Projekty prezydenta dot. sądownictwa lepsze niż projekty PiS? [DWUGŁOS]
NIE - Wojciech Wilk, lubelski poseł Platformy Obywatelskiej
Żadna z propozycji, ani prezydencka, ani PiS-owska nie jest dobra.
Obie są niezgodne z Konstytucją RP. Oceniam je tak samo negatywnie. W najmniejszym stopniu nie usprawniają polskiego wymiaru sprawiedliwości, co byłoby z korzyścią dla obywateli.
Pod płaszczykiem reformy wprowadzane są rozwiązania, które są nie do przyjęcia w demokratycznym państwie prawa.

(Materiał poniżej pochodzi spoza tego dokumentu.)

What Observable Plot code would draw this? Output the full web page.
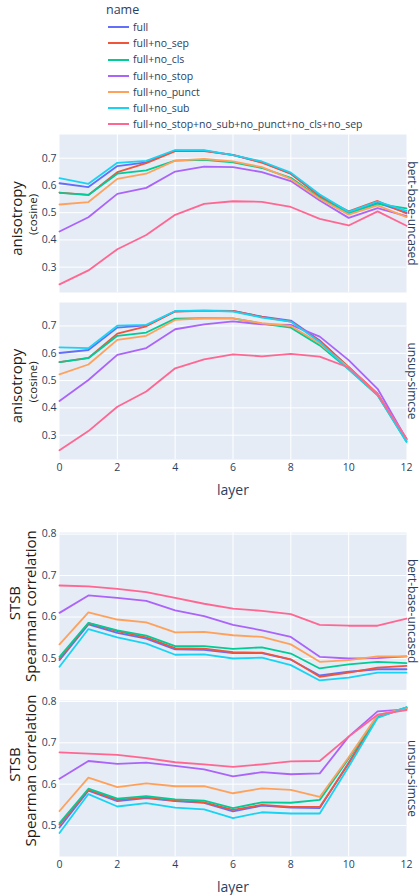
<!DOCTYPE html>
<html><head><meta charset="utf-8">
<script src="https://cdn.jsdelivr.net/npm/d3@7"></script>
<script src="https://cdn.jsdelivr.net/npm/@observablehq/plot@0.6"></script>
<style>
body{margin:0;background:#fff;font-family:"Open Sans",sans-serif;}
#root{position:relative;width:420px;height:895px;overflow:hidden;background:#fff;}
.panel{position:absolute;left:0;}
.panel svg{overflow:visible;}
#legend{position:absolute;left:0;top:0;width:420px;height:135px;color:#2a3f5f;}
.lt{position:absolute;left:106px;top:1px;font-size:12.5px;line-height:18px;}
.li{position:absolute;left:108px;height:16px;font-size:10.5px;line-height:16px;white-space:nowrap;}
.li span.sw{display:inline-block;width:21px;height:2px;vertical-align:middle;margin-right:4px;position:relative;top:-1px;}
</style></head><body><div id="root"><div id="legend"></div></div>
<script>
// ---- data ----
const layers = [0, 1, 2, 3, 4, 5, 6, 7, 8, 9, 10, 11, 12];
const names = ["full", "full+no_sep", "full+no_cls", "full+no_stop", "full+no_punct", "full+no_sub", "full+no_stop+no_sub+no_punct+no_cls+no_sep"];
const colors = ["#636efa", "#EF553B", "#00cc96", "#ab63fa", "#FFA15A", "#19d3f3", "#FF6692"];
const models = ["bert-base-uncased", "unsup-simcse"];
const anisoTicks = [0.3, 0.4, 0.5, 0.6, 0.7];
const stsbTicks = [0.5, 0.6, 0.7, 0.8];
const xTicks = [0, 2, 4, 6, 8, 10, 12];

// anisotropy (cosine), bert-base-uncased — rows in `names` order
const anisoBert = [
  [0.608, 0.594, 0.671, 0.685, 0.728, 0.728, 0.711, 0.685, 0.643, 0.563, 0.498, 0.536, 0.500],
  [0.574, 0.565, 0.649, 0.682, 0.726, 0.726, 0.712, 0.684, 0.643, 0.559, 0.505, 0.543, 0.497],
  [0.573, 0.565, 0.643, 0.655, 0.691, 0.694, 0.685, 0.664, 0.628, 0.554, 0.498, 0.532, 0.516],
  [0.431, 0.483, 0.569, 0.591, 0.651, 0.669, 0.667, 0.649, 0.616, 0.545, 0.481, 0.517, 0.487],
  [0.530, 0.539, 0.624, 0.643, 0.691, 0.697, 0.688, 0.667, 0.624, 0.551, 0.493, 0.527, 0.484],
  [0.627, 0.606, 0.683, 0.690, 0.730, 0.730, 0.711, 0.688, 0.647, 0.567, 0.503, 0.541, 0.507],
  [0.237, 0.288, 0.366, 0.418, 0.492, 0.532, 0.542, 0.540, 0.521, 0.477, 0.453, 0.505, 0.452]
];
// anisotropy (cosine), unsup-simcse
const anisoSimcse = [
  [0.601, 0.612, 0.694, 0.702, 0.754, 0.756, 0.755, 0.734, 0.720, 0.647, 0.548, 0.450, 0.282],
  [0.568, 0.583, 0.672, 0.699, 0.753, 0.755, 0.755, 0.733, 0.716, 0.645, 0.550, 0.452, 0.285],
  [0.568, 0.582, 0.664, 0.676, 0.727, 0.729, 0.728, 0.709, 0.694, 0.629, 0.541, 0.446, 0.276],
  [0.425, 0.502, 0.594, 0.619, 0.688, 0.706, 0.717, 0.706, 0.704, 0.661, 0.575, 0.470, 0.285],
  [0.523, 0.559, 0.649, 0.664, 0.722, 0.728, 0.728, 0.710, 0.700, 0.636, 0.547, 0.450, 0.285],
  [0.622, 0.619, 0.701, 0.704, 0.755, 0.756, 0.753, 0.731, 0.716, 0.641, 0.541, 0.447, 0.276],
  [0.245, 0.315, 0.404, 0.460, 0.545, 0.578, 0.596, 0.589, 0.598, 0.588, 0.548, 0.449, 0.288]
];
// STSB Spearman correlation, bert-base-uncased
const stsbBert = [
  [0.496, 0.582, 0.562, 0.548, 0.522, 0.521, 0.513, 0.513, 0.497, 0.459, 0.468, 0.474, 0.474],
  [0.500, 0.585, 0.566, 0.551, 0.525, 0.524, 0.515, 0.514, 0.498, 0.456, 0.466, 0.478, 0.482],
  [0.504, 0.586, 0.568, 0.555, 0.530, 0.530, 0.523, 0.527, 0.512, 0.476, 0.486, 0.492, 0.489],
  [0.610, 0.652, 0.646, 0.639, 0.616, 0.602, 0.581, 0.568, 0.552, 0.504, 0.500, 0.501, 0.505],
  [0.534, 0.611, 0.594, 0.587, 0.563, 0.564, 0.556, 0.552, 0.534, 0.492, 0.496, 0.505, 0.505],
  [0.480, 0.571, 0.551, 0.536, 0.509, 0.510, 0.500, 0.502, 0.484, 0.447, 0.454, 0.466, 0.466],
  [0.676, 0.674, 0.668, 0.660, 0.646, 0.632, 0.620, 0.615, 0.607, 0.581, 0.579, 0.579, 0.596]
];
// STSB Spearman correlation, unsup-simcse
const stsbSimcse = [
  [0.495, 0.584, 0.559, 0.566, 0.559, 0.555, 0.534, 0.548, 0.543, 0.542, 0.652, 0.765, 0.784],
  [0.502, 0.586, 0.562, 0.568, 0.560, 0.556, 0.538, 0.550, 0.545, 0.545, 0.650, 0.763, 0.784],
  [0.506, 0.589, 0.565, 0.571, 0.563, 0.560, 0.542, 0.556, 0.555, 0.562, 0.662, 0.764, 0.786],
  [0.613, 0.656, 0.649, 0.652, 0.644, 0.636, 0.619, 0.629, 0.624, 0.626, 0.715, 0.776, 0.781],
  [0.535, 0.616, 0.593, 0.602, 0.595, 0.595, 0.578, 0.590, 0.586, 0.569, 0.665, 0.767, 0.784],
  [0.482, 0.576, 0.546, 0.554, 0.543, 0.539, 0.518, 0.532, 0.529, 0.529, 0.642, 0.760, 0.786],
  [0.677, 0.674, 0.671, 0.663, 0.653, 0.648, 0.642, 0.648, 0.655, 0.656, 0.715, 0.768, 0.779]
];

// ---- drawing ----
const root = document.getElementById("root");
const TICK = "#2a3f5f";
const MT = 2, ML = 59, MR = 14;

function toRows(vals) {
  const rows = [];
  vals.forEach((arr, i) => arr.forEach((v, j) => rows.push({name: names[i], layer: layers[j], value: v})));
  return rows;
}

function panel(vals, cfg) {
  const mb = cfg.xAxis ? 42 : 2;
  const marks = [
    Plot.frame({fill: "#E5ECF6", stroke: "none"}),
    Plot.gridX([2, 4, 6, 8, 10], {stroke: "white", strokeOpacity: 1, strokeWidth: 1}),
    Plot.gridY(cfg.ticks, {stroke: "white", strokeOpacity: 1, strokeWidth: 1}),
    Plot.axisY(cfg.ticks, {tickSize: 0, tickPadding: 3, tickFormat: d3.format(".1f"), fontSize: 10.5, fill: TICK, label: null}),
    Plot.line(toRows(vals), {x: "layer", y: "value", stroke: "name", z: "name", strokeWidth: 1.8}),
    Plot.text([cfg.facet], {text: d => d, frameAnchor: "right", dx: 5.5, rotate: 90, fontSize: 12, fill: TICK, lineAnchor: "middle", textAnchor: "middle"})
  ];
  cfg.titles.forEach(t => marks.push(
    Plot.text([t.text], {text: d => d, frameAnchor: "left", dx: t.x - ML, dy: t.dy, rotate: -90, fontSize: t.size, fill: "#1b1b1b", lineAnchor: "middle", textAnchor: "middle"})
  ));
  if (cfg.xAxis) {
    marks.push(Plot.axisX(xTicks, {tickSize: 0, tickPadding: 4, fontSize: 10.5, fill: TICK, label: null}));
    marks.push(Plot.text(["layer"], {text: d => d, frameAnchor: "bottom", dy: 31, fontSize: 14, fill: TICK, lineAnchor: "middle"}));
  }
  const svg = Plot.plot({
    width: 420,
    height: cfg.h + MT + mb,
    marginTop: MT, marginBottom: mb, marginLeft: ML, marginRight: MR,
    style: {background: "transparent", fontFamily: "'Open Sans', sans-serif", color: TICK, overflow: "visible"},
    x: {domain: [0, 12], axis: null},
    y: {domain: cfg.domain, axis: null},
    color: {domain: names, range: colors},
    marks
  });
  const div = document.createElement("div");
  div.className = "panel";
  div.style.top = (cfg.top - MT) + "px";
  div.appendChild(svg);
  root.appendChild(div);
}

const anisoTitles = [
  {text: "anisotropy", x: 17, dy: 5, size: 15},
  {text: "(cosine)", x: 33, dy: 1, size: 11.5}
];
panel(anisoBert, {top: 134, h: 158, domain: [0.207, 0.787], ticks: anisoTicks, facet: models[0], titles: anisoTitles, xAxis: false});
panel(anisoSimcse, {top: 301.5, h: 157, domain: [0.211, 0.786], ticks: anisoTicks, facet: models[1], titles: anisoTitles, xAxis: true});
panel(stsbBert, {top: 531.7, h: 157.3, domain: [0.4245, 0.8038], ticks: stsbTicks, facet: models[0],
  titles: [{text: "STSB", x: 15, dy: -8, size: 15}, {text: "Spearman correlation", x: 31, dy: -5, size: 15}], xAxis: false});
panel(stsbSimcse, {top: 700, h: 156, domain: [0.425, 0.8024], ticks: stsbTicks, facet: models[1],
  titles: [{text: "STSB", x: 15, dy: -14, size: 15}, {text: "Spearman correlation", x: 31, dy: -8, size: 15}], xAxis: true});

// legend
const lg = document.getElementById("legend");
const t = document.createElement("div");
t.className = "lt"; t.textContent = "name";
lg.appendChild(t);
names.forEach((n, i) => {
  const d = document.createElement("div");
  d.className = "li";
  d.style.top = (19 + i * 16.2) + "px";
  const sw = document.createElement("span");
  sw.className = "sw"; sw.style.background = colors[i];
  d.appendChild(sw);
  d.appendChild(document.createTextNode(n));
  lg.appendChild(d);
});
</script></body></html>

Pierwotne plany PiS-u były skrajnie niedemokratyczne i jednoznacznie podporządkowywały całe sądownictwo partii rządzącej.
To zawetował prezydent Andrzej Duda, co przyjęliśmy z pewną nadzieją, tak opozycja, jak i tysiące ludzi, którzy demonstrowali na ulicach w całej Polsce za wolnymi sądami.
Jednak to, co teraz proponuje prezydent Duda, to również upolitycznienie i upartyjnienie polskich sądów.
Wybór przez Sejm 15 sędziów do Krajowej Rady Sądownictwa łamie Konstytucję RP. Po wejściu w życie prezydenckich propozycji Krajowa Rada Sądownictwa nie będzie już organem stojącym na straży niezależności sądów i niezawisłości sędziów. Będzie organem politycznym.
Prezydent, podobnie jak PiS, planuje manipulacje przy obecnym składzie Sądu Najwyższego, choć kadencje sędziów są określone konstytucyjnie. Bo tak, moim zdaniem, należy określić zaproponowane przez prezydenta zapisy dotyczące wieku emerytalnego sędziów Sądu Najwyższego.
Niepokoi również zapis z prezydenckiego projektu, o powołaniu w Sądzie Najwyższym Izby Kontroli Nadzwyczajnej i Spraw Publicznych, która miałaby decydować m.in. o ważności wyborów czy referendów.
Zaproponowane przez prezydenta rozwiązania, poprzez polityczny wybór sędziów i ławników, dają politykom pośredni wpływ na decyzje o ważności wyborów.
Podsumowując, teraz, gdy znamy prezydenckie propozycje oceniam całą rozgrywkę między PiS a prezydentem w sprawie ustroju sądów jako pojedynek i grę ambicji prezydenta Andrzeja Dudy i ministra sprawiedliwości Zbigniewa Ziobro. Bo zaproponowane zmiany na pewno nie służą ani obywatelom, ani polskiemu wymiarowi sprawiedliwości.